Begin with the first line below and retype each line exactly through the line containing "84, left: 100". Any pictures are to be left out.

*Data extract:*
* * * * *

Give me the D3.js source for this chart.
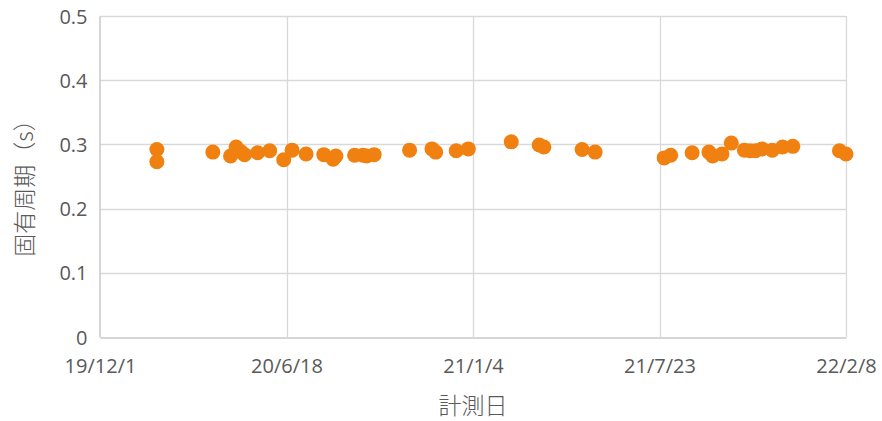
<!DOCTYPE html>
<html>
<head>
<meta charset="utf-8">
<script src="https://cdn.jsdelivr.net/npm/d3@7"></script>
<style>
  body { margin: 0; background: #fff; }
  text { font-family: "Open Sans", "Noto Sans", sans-serif; fill: #595959; }
  .jp { font-family: "Noto Sans CJK JP", sans-serif; font-weight: 300; }
</style>
</head>
<body>
<div id="chart"></div>
<script>
const w = 882;
const h = 421;
const margin = { top: 16, right: 36, bottom: 84, left: 100 };

// measurement dates and natural period (s)
const dates = [
  "2020-01-31", "2020-01-31", "2020-03-31", "2020-04-19", "2020-04-25",
  "2020-04-30", "2020-05-04", "2020-05-18", "2020-05-31", "2020-06-15",
  "2020-06-24", "2020-07-09", "2020-07-28", "2020-08-07", "2020-08-10",
  "2020-08-30", "2020-09-08", "2020-09-12", "2020-09-20", "2020-10-28",
  "2020-11-21", "2020-11-25", "2020-12-17", "2020-12-30", "2021-02-14",
  "2021-03-16", "2021-03-21", "2021-05-01", "2021-05-15", "2021-07-28",
  "2021-08-04", "2021-08-27", "2021-09-14", "2021-09-18", "2021-09-28",
  "2021-10-08", "2021-10-22", "2021-10-28", "2021-11-03", "2021-11-10",
  "2021-11-21", "2021-12-02", "2021-12-13", "2022-02-01", "2022-02-08"
];
const periods = [
  0.292, 0.273, 0.288, 0.282, 0.296,
  0.289, 0.284, 0.287, 0.290, 0.276,
  0.291, 0.285, 0.284, 0.277, 0.282,
  0.283, 0.283, 0.282, 0.284, 0.291,
  0.293, 0.288, 0.290, 0.293, 0.304,
  0.299, 0.296, 0.292, 0.288, 0.279,
  0.283, 0.287, 0.288, 0.282, 0.285,
  0.302, 0.291, 0.290, 0.290, 0.293,
  0.291, 0.296, 0.297, 0.290, 0.285
];
const xTicks = ["2019-12-01", "2020-06-18", "2021-01-04", "2021-07-23", "2022-02-08"];
const yTicks = [0, 0.1, 0.2, 0.3, 0.4, 0.5];

const parse = d3.utcParse("%Y-%m-%d");
const fmt = d => `${d.getUTCFullYear() % 100}/${d.getUTCMonth() + 1}/${d.getUTCDate()}`;

const x = d3.scaleUtc()
  .domain([parse(xTicks[0]), parse(xTicks[xTicks.length - 1])])
  .range([margin.left, w - margin.right]);
const y = d3.scaleLinear()
  .domain([0, 0.5])
  .range([h - margin.bottom, margin.top]);

const svg = d3.select("#chart")
  .append("svg")
  .attr("width", w)
  .attr("height", h);

// Gridlines
svg.append("g")
  .selectAll("line.hg")
  .data(yTicks.slice(1))
  .enter()
  .append("line")
  .attr("x1", margin.left)
  .attr("x2", w - margin.right)
  .attr("y1", d => Math.round(y(d)) + 0.5)
  .attr("y2", d => Math.round(y(d)) + 0.5)
  .attr("stroke", "#d9d9d9")
  .attr("stroke-width", 1.3);
svg.append("g")
  .selectAll("line.vg")
  .data(xTicks.slice(1))
  .enter()
  .append("line")
  .attr("x1", d => Math.round(x(parse(d))) + 0.5)
  .attr("x2", d => Math.round(x(parse(d))) + 0.5)
  .attr("y1", margin.top)
  .attr("y2", h - margin.bottom)
  .attr("stroke", "#d9d9d9")
  .attr("stroke-width", 1.3);

// Axes
const xAxis = svg.append("g")
  .attr("transform", `translate(0,${Math.round(y(0)) + 0.5})`)
  .call(d3.axisBottom(x).tickValues(xTicks.map(parse)).tickFormat(fmt).tickSize(0).tickPadding(21));
const yAxis = svg.append("g")
  .attr("transform", `translate(${margin.left - 0.5},0)`)
  .call(d3.axisLeft(y).tickValues(yTicks).tickFormat(d3.format("")).tickSize(0).tickPadding(12));
[xAxis, yAxis].forEach(a => {
  a.select(".domain").attr("stroke", "#c8c8c8").attr("stroke-width", 1.5);
  a.selectAll("text")
    .style("font-size", "20px")
    .style("fill", "#595959");
});
yAxis.selectAll("text").attr("dy", "0.35em");

// Points
svg.append("g")
  .selectAll("circle")
  .data(dates.map((d, i) => ({ date: parse(d), v: periods[i] })))
  .enter()
  .append("circle")
  .attr("cx", d => x(d.date))
  .attr("cy", d => y(d.v))
  .attr("r", 7.5)
  .attr("fill", "#f0800f");

// Axis titles
svg.append("text")
  .attr("class", "jp")
  .attr("x", (margin.left + w - margin.right) / 2)
  .attr("y", 414)
  .attr("text-anchor", "middle")
  .style("font-size", "23px")
  .text("計測日");
svg.append("text")
  .attr("class", "jp")
  .attr("transform", `translate(33,${(margin.top + h - margin.bottom) / 2 + 6}) rotate(-90)`)
  .attr("text-anchor", "middle")
  .style("font-size", "23px")
  .text("固有周期（s）");
</script>
</body>
</html>
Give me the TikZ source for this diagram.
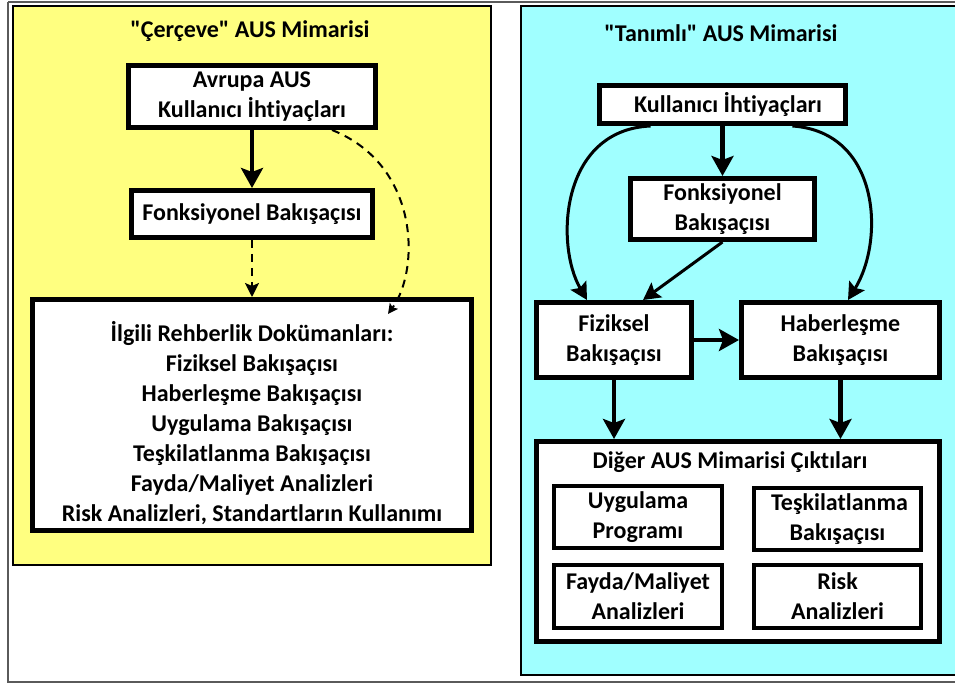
\documentclass[tikz,border=0pt]{standalone}
\usepackage{fontspec}
% a family without the TeX mapping, so that " stays a straight quote
\newfontfamily\boxfont{Carlito}[Ligatures=CommonOff]
\usetikzlibrary{arrows.meta}

\definecolor{panelyellow}{RGB}{255,255,128}
\definecolor{panelcyan}{RGB}{160,255,255}
\definecolor{framegray}{RGB}{90,90,90}

\tikzset{
  txt/.style={font=\boxfont\fontsize{24}{30}\selectfont\bfseries, align=center, inner sep=0pt},
  mainbox/.style={draw, fill=white, line width=5pt, inner sep=0pt,
                  font=\boxfont\fontsize{24}{30}\selectfont\bfseries, align=center},
  subbox/.style={mainbox, line width=4pt},
  panel/.style={line width=2.5pt},
  flow/.style={line width=4.5pt, -{Stealth[length=20pt,width=22pt,inset=4pt]}},
  curvedflow/.style={line width=3pt, -{Stealth[length=17pt,width=18pt,inset=3pt]}},
  hint/.style={line width=2pt, dash pattern=on 8pt off 6pt,
               -{Stealth[length=14pt,width=14pt,inset=3pt]}},
  hintcurve/.style={line width=2pt, dash pattern=on 8pt off 6pt,
               -{Stealth[length=10pt,width=10pt,inset=2pt]}}
}

\begin{document}
\begin{tikzpicture}[x=1pt,y=-1pt]
  \useasboundingbox (0,0) rectangle (955,684);
  \begin{scope}
    \clip (0,0) rectangle (955,684);
    % outer frame
    \draw[framegray, line width=1.5pt] (8,2) -- (960,2);
    \draw[framegray, line width=1.5pt] (8,2) -- (8,682) -- (960,682);

    % left panel: framework architecture
    \draw[panel, fill=panelyellow] (13,6) rectangle (491,565);
    \node[txt] (ltitle) at (250,31) {"Çerçeve" AUS Mimarisi};

    \node[mainbox, minimum width=247pt, minimum height=62pt] (eu) at (252,96.5)
      {Avrupa AUS\\Kullanıcı İhtiyaçları};
    \node[mainbox, minimum width=241pt, minimum height=47pt] (lfunc) at (252,214)
      {Fonksiyonel Bakışaçısı};
    \node[mainbox, minimum width=439pt, minimum height=231pt] (guide) at (252,415) {};
    \node[txt] (guidetext) at (252,423)
      {İlgili Rehberlik Dokümanları:\\
       Fiziksel Bakışaçısı\\
       Haberleşme Bakışaçısı\\
       Uygulama Bakışaçısı\\
       Teşkilatlanma Bakışaçısı\\
       Fayda/Maliyet Analizleri\\
       Risk Analizleri, Standartların Kullanımı};

    \draw[flow] (eu.south) -- (lfunc.north);
    \draw[hint] (lfunc.south) -- (guide.north);
    \coordinate (guidein) at (388,314);
    \draw[hintcurve] ([xshift=80pt]eu.south) .. controls (420,165) and (420,270) .. (guidein);

    % right panel: defined architecture
    \draw[panel, fill=panelcyan] (521,6) rectangle (965,675);
    \node[txt] (rtitle) at (721,33) {"Tanımlı" AUS Mimarisi};

    \node[mainbox, minimum width=246pt, minimum height=38pt] (needs) at (722.5,104.5)
      {\hspace*{11pt}Kullanıcı İhtiyaçları};
    \node[mainbox, minimum width=184pt, minimum height=61pt] (rfunc) at (722.5,209)
      {Fonksiyonel\\Bakışaçısı};
    \node[mainbox, minimum width=155pt, minimum height=75pt] (phys) at (614,340)
      {Fiziksel\\Bakışaçısı};
    \node[mainbox, minimum width=198pt, minimum height=75pt] (comm) at (840.5,340)
      {Haberleşme\\Bakışaçısı};
    \node[mainbox, minimum width=403pt, minimum height=200pt] (other) at (738,541.5) {};
    \node[txt] (othertitle) at (730,462) {Diğer AUS Mimarisi Çıktıları};

    \node[subbox, minimum width=168pt, minimum height=62pt] (app) at (638,517)
      {Uygulama\\Programı};
    \node[subbox, minimum width=167pt, minimum height=62pt] (org) at (837.5,519)
      {\hspace*{4pt}Teşkilatlanma\\Bakışaçısı};
    \node[subbox, minimum width=168pt, minimum height=63pt] (cost) at (638,596.5)
      {Fayda/Maliyet\\Analizleri};
    \node[subbox, minimum width=167pt, minimum height=63pt] (risk) at (837.5,596.5)
      {Risk\\Analizleri};

    \draw[flow] (needs.south) -- (rfunc.north);
    \draw[curvedflow] ([xshift=-72pt]needs.south) .. controls (560,130) and (555,245) .. ([xshift=-27pt]phys.north);
    \draw[curvedflow] ([xshift=70pt]needs.south) .. controls (880,132) and (885,240) .. ([xshift=7.5pt]comm.north);
    \draw[curvedflow] (rfunc.south) -- ([xshift=29pt]phys.north);
    \draw[flow] (phys.east) -- (comm.west);
    \draw[flow] (phys.south) -- (phys.south |- other.north);
    \draw[flow] (comm.south) -- (comm.south |- other.north);
  \end{scope}
\end{tikzpicture}
\end{document}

* * * * *

*Reply:*
Give me the D3.js source for this chart.
<!DOCTYPE html>
<html>
<head>
<meta charset="utf-8">
<script src="https://cdn.jsdelivr.net/npm/d3@7"></script>
<style>
  body { margin: 0; background: #fff; }
  text { font-family: "Open Sans", "Noto Sans", sans-serif; fill: #595959; }
  .jp { font-family: "Noto Sans CJK JP", sans-serif; font-weight: 300; }
</style>
</head>
<body>
<div id="chart"></div>
<script>
const w = 882;
const h = 421;
const margin = { top: 16, right: 36, bottom: 84, left: 100 };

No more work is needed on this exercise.